A strange nihilism emerged online, most typified by famed internet douche Logan Paul, who posted everything from tasering rats and setting his own furniture alight to filming victims of suicide for attention. This culminated in his 2021 televised ‘exhibition bout’ with the boxing World Champion Floyd Mayweather, where over a million people paid to watch a live feed of Paul being repeatedly punched by the athlete. But Paul was not alone in putting his body on the line for highly profitable content; amateur climbers Vitaliy Raskalov and Vadim Makhorov, for example, ascended to the top of the 632m Shanghai Tower without safety equipment. The GoPro footage of their antics surpassed 73 million views and landed them corporate sponsorship deals with brands like North Face. This foolhardy attitude dominates among those hunting down internet fame. The numbers of people who get injured or die in pursuit of engagement is staggering: they fall off buildings, drown mid-selfie and plummet into ravines in their desperation for ever more clicks.

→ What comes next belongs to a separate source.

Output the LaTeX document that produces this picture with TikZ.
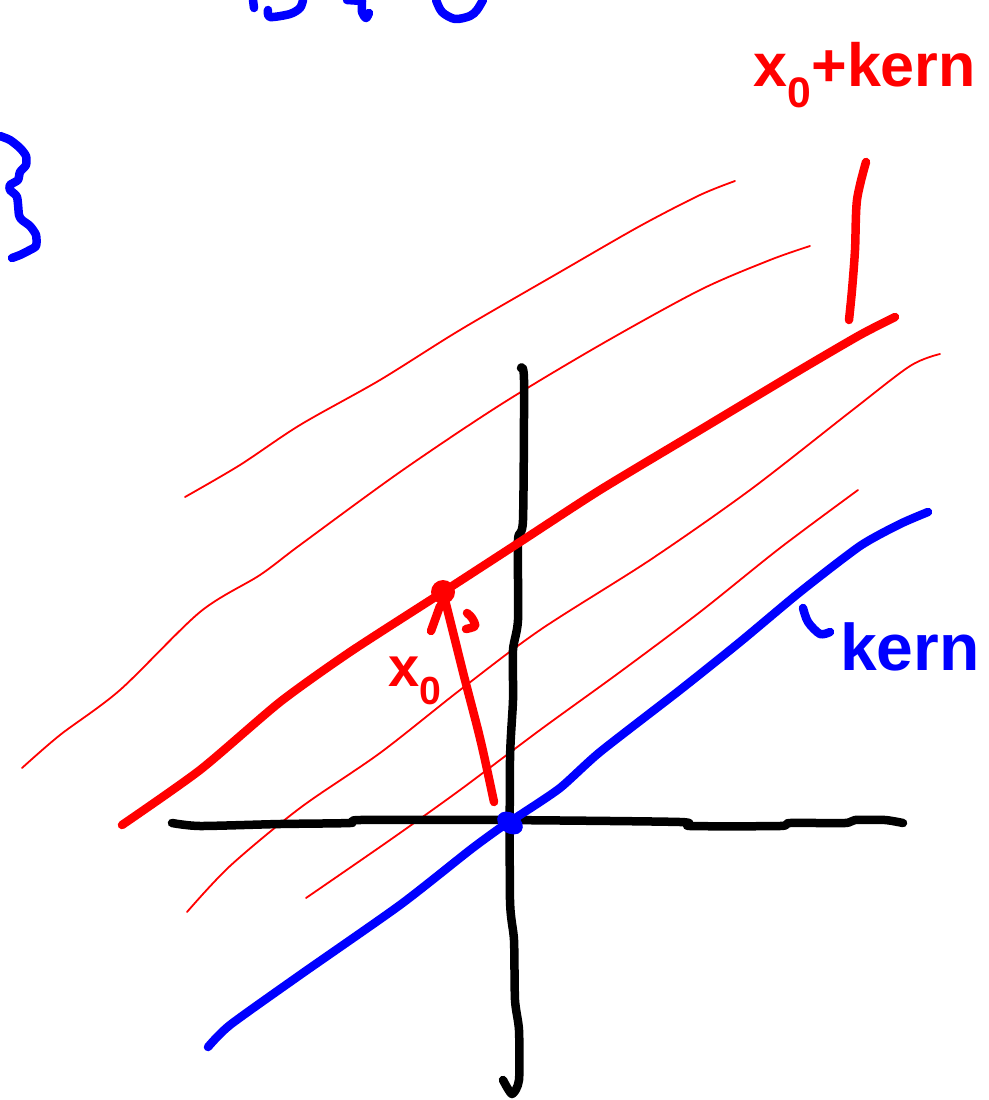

So Nope, while being a glorious puzzle box, is also in many ways a document of the ultimate clash between modern influencer-driven ambition and the success-at-any-cost attitude from the advent of cinema. Without giving away any of its mysteries, much of the film’s plot stems from an innate desire to capture spectacle. The core characters – an acclaimed cinematographer, a conspiracy-loving tech expert, a traumatised former child star, a TMZ paparazzo and a pair of Hollywood horse trainers – are all driven to get that one ‘perfect’ shot. As the film’s Bible-quote title card tells us: ‘I will cast abominable filth upon you, make you vile and make you a spectacle.’ Jordan Peele’s latest taps into a dark desire of filmmaking spectacle that has existed since the 19th century. And if bones need to crunch, blood needs to pour from the sky and valleys need to be filled with a chorus of blood-curdling screams to achieve that spectacle, so be it.